◆ **Data for this exercise**:
····················

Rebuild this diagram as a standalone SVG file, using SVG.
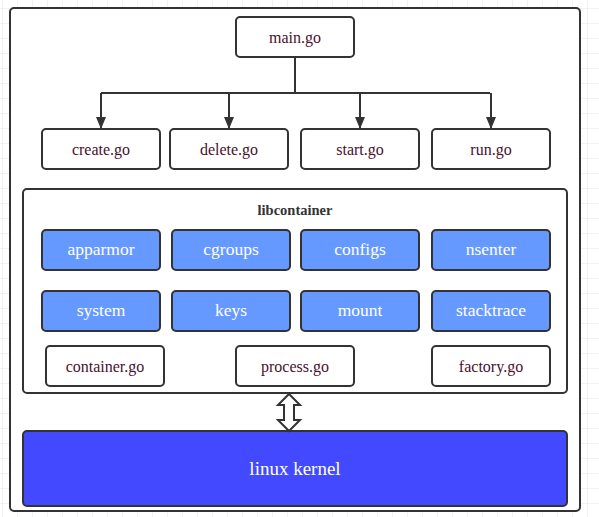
<svg xmlns="http://www.w3.org/2000/svg" width="599" height="517" viewBox="0 0 599 517">
<defs>
<pattern id="grid" x="2" y="8" width="15" height="15" patternUnits="userSpaceOnUse">
<path d="M0 0H15M0 0V15" fill="none" stroke="#e6e6e6" stroke-width="1"/>
</pattern>
<marker id="arr" markerWidth="12" markerHeight="10" refX="11" refY="5" orient="auto" markerUnits="userSpaceOnUse" viewBox="0 0 12 10">
<path d="M0 0L12 5L0 10Z" fill="#333"/>
</marker>
</defs>
<style>
.frame{fill:#fff;stroke:#333;stroke-width:2}
.box{fill:#fff;stroke:#333;stroke-width:2}
.blue{fill:#6699ff;stroke:#333;stroke-width:2}
.t{font-family:"Liberation Serif","Times New Roman","DejaVu Serif",serif;font-size:16px;fill:#4a0f2e;text-anchor:middle;dominant-baseline:central}
.tw{font-family:"Liberation Serif","Times New Roman","DejaVu Serif",serif;font-size:17.5px;fill:#fff;text-anchor:middle;dominant-baseline:central}
.conn{fill:none;stroke:#333;stroke-width:2}
</style>
<rect width="599" height="517" fill="#fff"/>
<rect width="599" height="517" fill="url(#grid)"/>
<rect id="outer" class="frame" x="10" y="8" width="570" height="503" rx="4"/>

<g id="main"><rect class="box" x="236" y="17" width="118" height="40" rx="4"/><text class="t" x="295" y="37">main.go</text></g>
<g id="create"><rect class="box" x="42" y="129" width="118" height="40" rx="4"/><text class="t" x="101" y="149">create.go</text></g>
<g id="delete"><rect class="box" x="170" y="129" width="118" height="40" rx="4"/><text class="t" x="229" y="149">delete.go</text></g>
<g id="start"><rect class="box" x="301" y="129" width="118" height="40" rx="4"/><text class="t" x="360" y="149">start.go</text></g>
<g id="run"><rect class="box" x="432" y="129" width="118" height="40" rx="4"/><text class="t" x="491" y="149">run.go</text></g>

<g id="libcontainer">
<rect class="box" x="23" y="189" width="544" height="204" rx="4"/>
<text x="295" y="210" font-family="'Liberation Serif','Times New Roman','DejaVu Serif',serif" font-size="14.5" font-weight="bold" fill="#333" text-anchor="middle" dominant-baseline="central">libcontainer</text>
</g>
<g id="apparmor"><rect class="blue" x="42" y="230" width="118" height="40" rx="4"/><text class="tw" x="101" y="249">apparmor</text></g>
<g id="cgroups"><rect class="blue" x="172" y="230" width="118" height="40" rx="4"/><text class="tw" x="231" y="249">cgroups</text></g>
<g id="configs"><rect class="blue" x="301" y="230" width="118" height="40" rx="4"/><text class="tw" x="360" y="249">configs</text></g>
<g id="nsenter"><rect class="blue" x="432" y="230" width="118" height="40" rx="4"/><text class="tw" x="491" y="249">nsenter</text></g>
<g id="system"><rect class="blue" x="42" y="291" width="118" height="40" rx="4"/><text class="tw" x="101" y="310">system</text></g>
<g id="keys"><rect class="blue" x="172" y="291" width="118" height="40" rx="4"/><text class="tw" x="231" y="310">keys</text></g>
<g id="mount"><rect class="blue" x="301" y="291" width="118" height="40" rx="4"/><text class="tw" x="360" y="310">mount</text></g>
<g id="stacktrace"><rect class="blue" x="432" y="291" width="118" height="40" rx="4"/><text class="tw" x="491" y="310">stacktrace</text></g>
<g id="container"><rect class="box" x="46" y="346" width="118" height="40" rx="4"/><text class="t" x="105" y="366">container.go</text></g>
<g id="process"><rect class="box" x="236" y="346" width="118" height="40" rx="4"/><text class="t" x="295" y="366">process.go</text></g>
<g id="factory"><rect class="box" x="432" y="346" width="118" height="40" rx="4"/><text class="t" x="491" y="366">factory.go</text></g>

<g id="kernel"><rect x="23" y="431" width="544" height="75" rx="4" fill="#4249ff" stroke="#333" stroke-width="2"/><text x="295" y="468" font-family="'Liberation Serif','Times New Roman','DejaVu Serif',serif" font-size="19" fill="#fff" text-anchor="middle" dominant-baseline="central">linux kernel</text></g>

<g id="connectors">
<path class="conn" d="M295 57V93"/>
<path class="conn" d="M101 93H490"/>
<path class="conn" d="M101 93V128" marker-end="url(#arr)"/>
<path class="conn" d="M229 93V128" marker-end="url(#arr)"/>
<path class="conn" d="M360 93V128" marker-end="url(#arr)"/>
<path class="conn" d="M491 93V128" marker-end="url(#arr)"/>
<path d="M289 394L300 405H294V420H300L289 431L278 420H284V405H278Z" fill="#fff" stroke="#333" stroke-width="2" stroke-linejoin="miter"/>
</g>
</svg>
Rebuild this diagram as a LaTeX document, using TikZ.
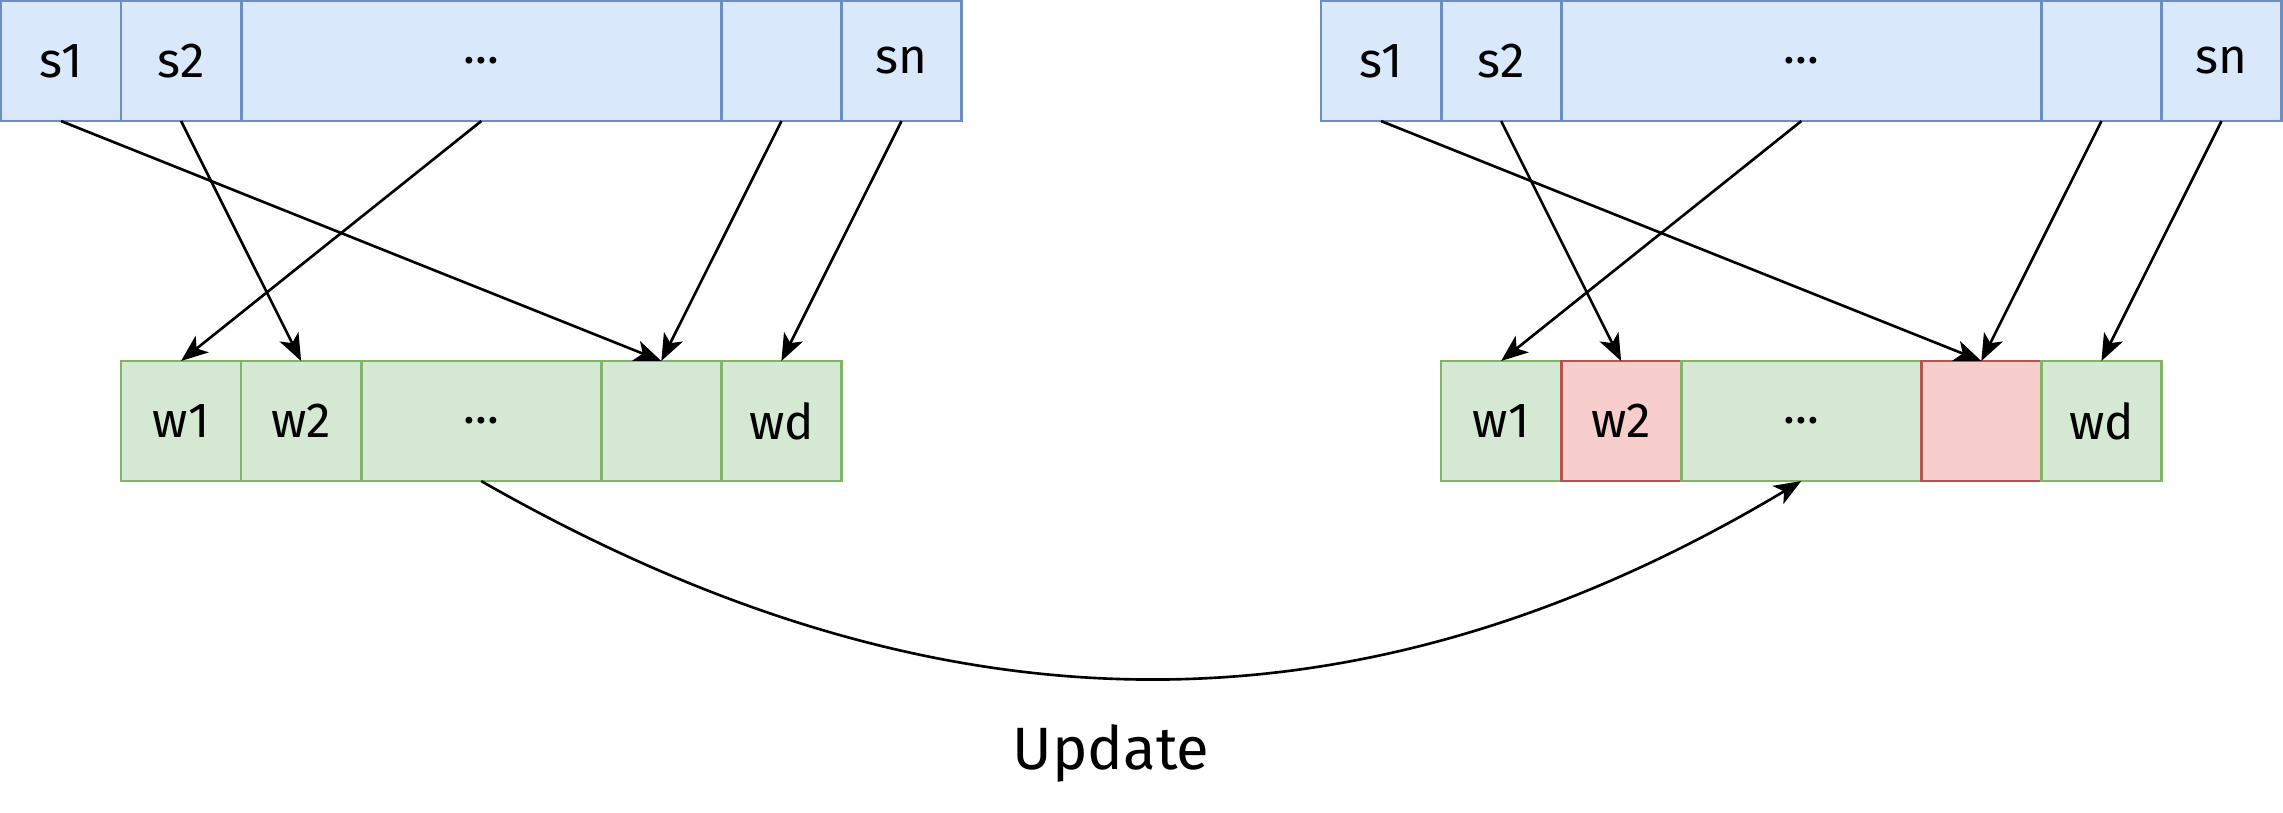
\documentclass[tikz,border=0pt]{standalone}
\usepackage{fontspec}
\setmainfont{Fira Sans}
\usetikzlibrary{arrows.meta, positioning}
\definecolor{SlotFill}{HTML}{DAE8FC}
\definecolor{SlotLine}{HTML}{6C8EBF}
\definecolor{WeightFill}{HTML}{D5E8D4}
\definecolor{WeightLine}{HTML}{82B366}
\definecolor{HitFill}{HTML}{F8CECC}
\definecolor{HitLine}{HTML}{B85450}
\tikzset{
    cell/.style={rectangle, line width=0.8pt, minimum width=1.2cm,
                 minimum height=1.2cm, inner sep=0pt, outer sep=0pt,
                 font=\fontsize{14}{16}\selectfont, node distance=0pt},
    slot/.style={cell, fill=SlotFill, draw=SlotLine},
    weight/.style={cell, fill=WeightFill, draw=WeightLine},
    hit/.style={cell, fill=HitFill, draw=HitLine},
    link/.style={-{Stealth[length=0.27cm, width=0.21cm, inset=0.07cm]},
                 line width=0.75pt, black}
}
\begin{document}
\begin{tikzpicture}[x=0.01cm, y=-0.01cm]
    \useasboundingbox (0,0) rectangle (2283,813);

    % Left: source slots
    \node[slot, anchor=north west] (ls1) at (1,1) {s1};
    \node[slot, right=of ls1] (ls2) {s2};
    \node[slot, right=of ls2, minimum width=4.8cm] (lsdots) {...};
    \node[slot, right=of lsdots] (lsx) {};
    \node[slot, right=of lsx] (lsn) {sn};

    % Left: weights
    \node[weight, anchor=north west] (lw1) at (121,361) {w1};
    \node[weight, right=of lw1] (lw2) {w2};
    \node[weight, right=of lw2, minimum width=2.4cm] (lwdots) {...};
    \node[weight, right=of lwdots] (lwx) {};
    \node[weight, right=of lwx] (lwd) {wd};

    % Right: source slots
    \node[slot, anchor=north west] (rs1) at (1321,1) {s1};
    \node[slot, right=of rs1] (rs2) {s2};
    \node[slot, right=of rs2, minimum width=4.8cm] (rsdots) {...};
    \node[slot, right=of rsdots] (rsx) {};
    \node[slot, right=of rsx] (rsn) {sn};

    % Right: weights (updated ones in red)
    \node[weight, anchor=north west] (rw1) at (1441,361) {w1};
    \node[hit, right=of rw1] (rw2) {w2};
    \node[weight, right=of rw2, minimum width=2.4cm] (rwdots) {...};
    \node[hit, right=of rwdots] (rwx) {};
    \node[weight, right=of rwx] (rwd) {wd};

    % Hash arrows
    \foreach \side in {l, r} {
        \draw[link] (\side s1.south) -- (\side wx.north);
        \draw[link] (\side s2.south) -- (\side w2.north);
        \draw[link] (\side sdots.south) -- (\side w1.north);
        \draw[link] (\side sx.south) -- (\side wx.north);
        \draw[link] (\side sn.south) -- (\side wd.north);
    }

    % Update curve
    \draw[link] (lwdots.south) .. controls +(460,263) and +(-440,263) .. (rwdots.south);
    \node[font=\fontsize{17}{20}\selectfont] (update) at (1111,753) {Update};
\end{tikzpicture}
\end{document}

····················

◆ **Problem to solve**: Give again the lines from "Rebuild this diagram as a LaTeX" to "right=of rsx] (rsn)" exactly, both of those lines included, and do not include any pictures.

◆ **Reply to the task**:
Rebuild this diagram as a LaTeX document, using TikZ.
\documentclass[tikz,border=0pt]{standalone}
\usepackage{fontspec}
\setmainfont{Fira Sans}
\usetikzlibrary{arrows.meta, positioning}
\definecolor{SlotFill}{HTML}{DAE8FC}
\definecolor{SlotLine}{HTML}{6C8EBF}
\definecolor{WeightFill}{HTML}{D5E8D4}
\definecolor{WeightLine}{HTML}{82B366}
\definecolor{HitFill}{HTML}{F8CECC}
\definecolor{HitLine}{HTML}{B85450}
\tikzset{
    cell/.style={rectangle, line width=0.8pt, minimum width=1.2cm,
                 minimum height=1.2cm, inner sep=0pt, outer sep=0pt,
                 font=\fontsize{14}{16}\selectfont, node distance=0pt},
    slot/.style={cell, fill=SlotFill, draw=SlotLine},
    weight/.style={cell, fill=WeightFill, draw=WeightLine},
    hit/.style={cell, fill=HitFill, draw=HitLine},
    link/.style={-{Stealth[length=0.27cm, width=0.21cm, inset=0.07cm]},
                 line width=0.75pt, black}
}
\begin{document}
\begin{tikzpicture}[x=0.01cm, y=-0.01cm]
    \useasboundingbox (0,0) rectangle (2283,813);

    % Left: source slots
    \node[slot, anchor=north west] (ls1) at (1,1) {s1};
    \node[slot, right=of ls1] (ls2) {s2};
    \node[slot, right=of ls2, minimum width=4.8cm] (lsdots) {...};
    \node[slot, right=of lsdots] (lsx) {};
    \node[slot, right=of lsx] (lsn) {sn};

    % Left: weights
    \node[weight, anchor=north west] (lw1) at (121,361) {w1};
    \node[weight, right=of lw1] (lw2) {w2};
    \node[weight, right=of lw2, minimum width=2.4cm] (lwdots) {...};
    \node[weight, right=of lwdots] (lwx) {};
    \node[weight, right=of lwx] (lwd) {wd};

    % Right: source slots
    \node[slot, anchor=north west] (rs1) at (1321,1) {s1};
    \node[slot, right=of rs1] (rs2) {s2};
    \node[slot, right=of rs2, minimum width=4.8cm] (rsdots) {...};
    \node[slot, right=of rsdots] (rsx) {};
    \node[slot, right=of rsx] (rsn) {sn};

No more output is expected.